Now imagine that you find a way to test your hypothesis without acquiring any nonessential information. At the busiest part of Fifth Avenue, you place a sensor in the sidewalk that detects whenever anyone walks over it. A hundred feet above the sidewalk sensor is an electric eye. When someone steps on the sensor, the electric eye determines whether a beam of light 100 feet above the sidewalk has been broken by a tall pedestrian. A recording device keeps track of the total pedestrian traffic and the 100-foot-or-taller pedestrian traffic.
You check the meter to see the results. The readout is “0/310,628”—meaning that 310,628 pedestrians have passed, none (o) of whom was 100 feet tall. Each of the 310,628 pedestrians is a confirming instance of the hypothesis. Each confirms the hypothesis to a precisely equal degree. It would be ridiculous to say that some of the pedestrians provided more confirmation than others when all you know of the pedestrians is that they are shorter than 100 feet.
If it so happened that the 99-foot man crossed Fifth Avenue and was one of the people counted, he would confirm the hypothesis as much as anyone else, in your state of ignorance. Thanks to him, the meter reads “0/310,628” rather than “0/310,627,” and you are slightly more confident for it.
Clearly, it is the additional information (that the man is 99-feet tall, and what you know about human variation) that converts a simple confirming instance into one that effectively disconfirms.
Philosopher Rudolf Carnap suggested that there is a “requirement of total evidence.” In inductive reasoning, it is necessary that you use all available information. If you know nothing of the 99-foot man and only look at the meter readings, then he is a valid confirming instance. When you know more, he’s not.
The requirement of total evidence has occasioned much soul-searching in the scientific community because it addresses much of the research arena of biochemistry, astronomy, physics, and other fields. The way we investigate genes or subatomic particles is more
akin to the pedestrian traffic meter than simple observation. We do not meet RNA or quarks face to face; rather, we pose an exact question and learn the answers from machines.

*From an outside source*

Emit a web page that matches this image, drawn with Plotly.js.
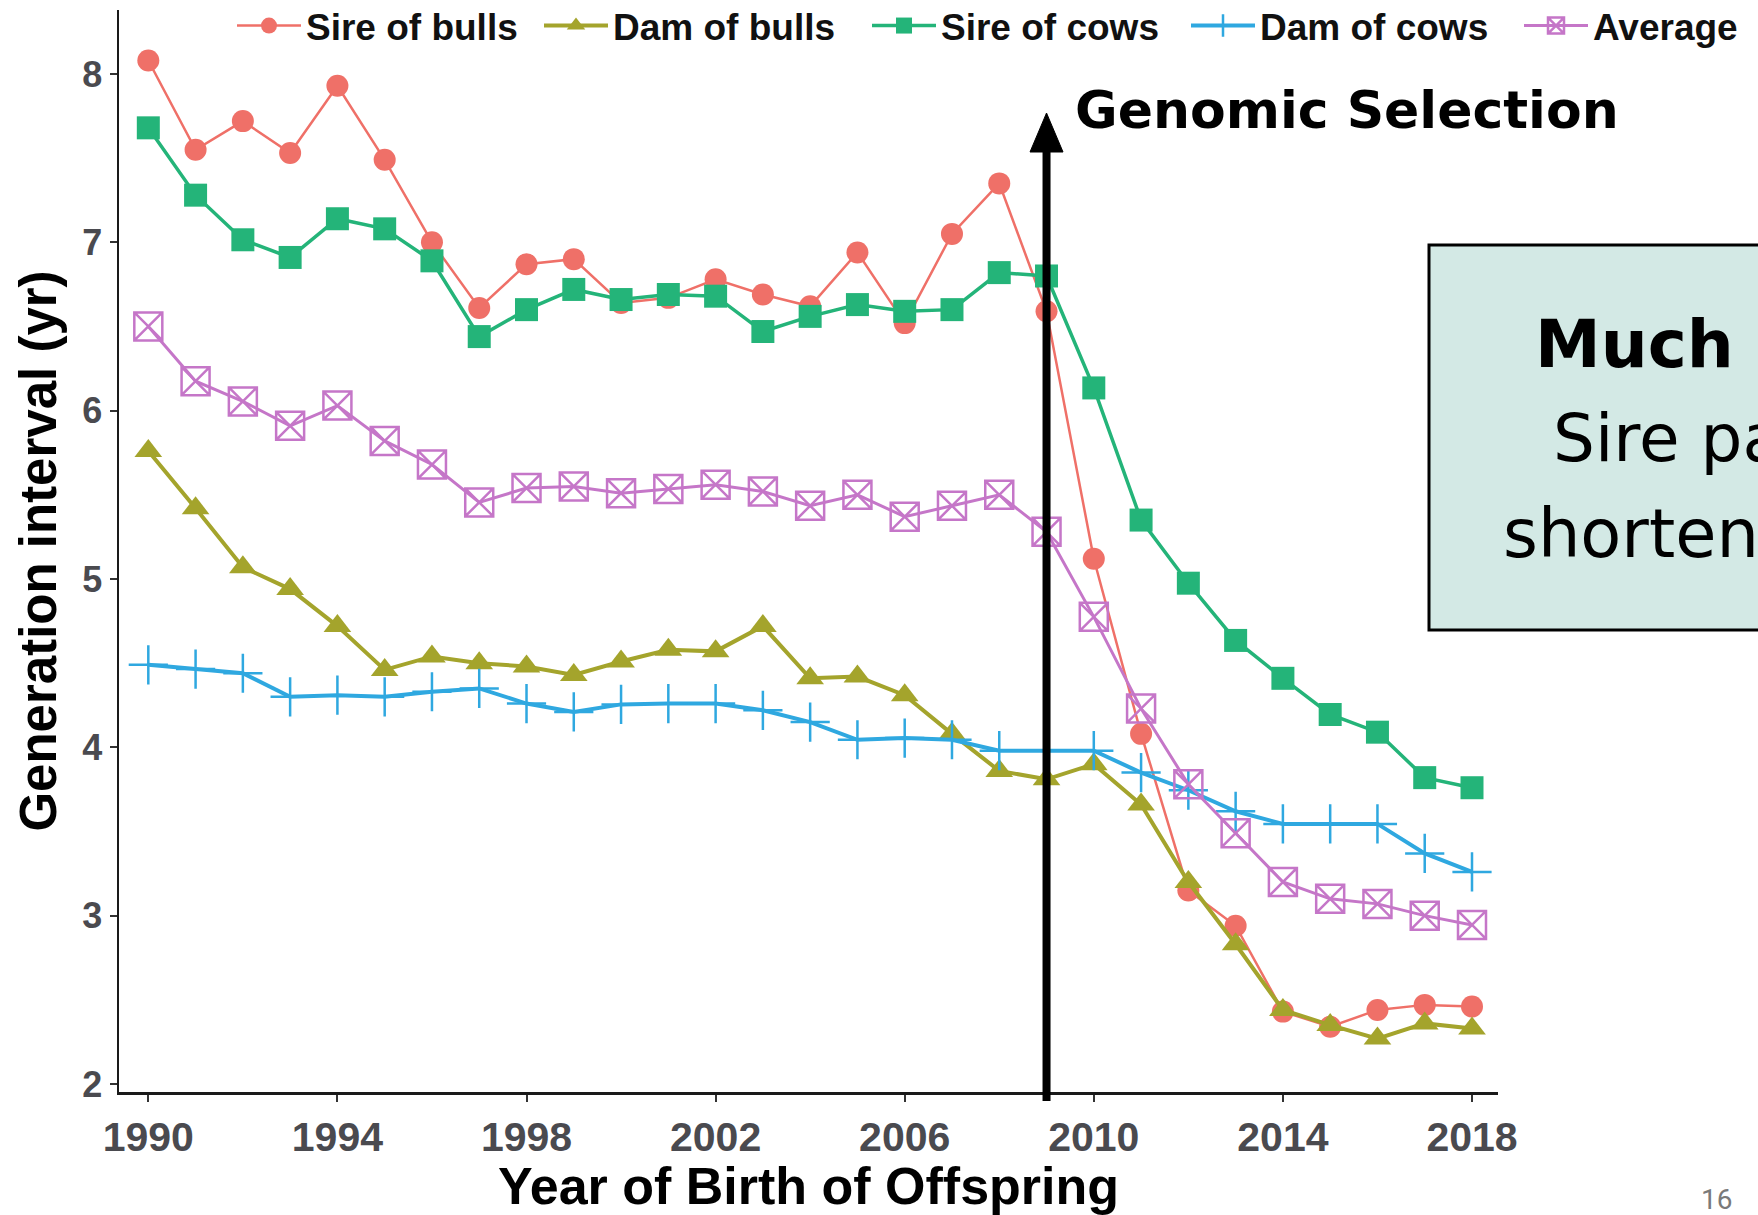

Nothing is wrong with this, provided we do not limit our knowledge-gathering unnecessarily. If we are ignorant of other factors, and necessarily so, then we can generalize only from the information that is available. However, the more complete the information gathered, the more effective we are in making generalizations.
Let’s recap. Science deals mostly in generalizations: “All X’s are Y.” Only through generalization can we compress our sensory experience into manageable form.
Generalizations are concealed negative hypotheses: “There is no such thing as a non-Y X”; or “The above rule has no exceptions.” A generalization’s contrapositive corresponds to the identical negative hypothesis.
In an infinite universe, proving a negative hypothesis is a supertask. (If the universe is merely finite but very big, proving a negative hypothesis is a herculean labor so close to a supertask as to make no difference.) We are incapable of supertasks, and have reason to be suspicious of knowledge attainable only through supertasks anyway.
Instead we establish generalizations through confirming instances: “X’s that are Y”; black ravens in Hempel’s example. This can never rigorously prove a generalization; only disprove it (through a counterexample: a nonblack raven). Tallying sightings of black ravens is a way of keeping score on how well established the hypothesis is. We feel that each black raven represents another instance in which the hypothesis was truly at risk of being disproved and came through unscathed. We do not feel that nonblack nonravens (confirming instances of the contrapositive) hold the same—or any—weight. And the puzzle of the ravens is to give a legitimate reason for this empirical instinct.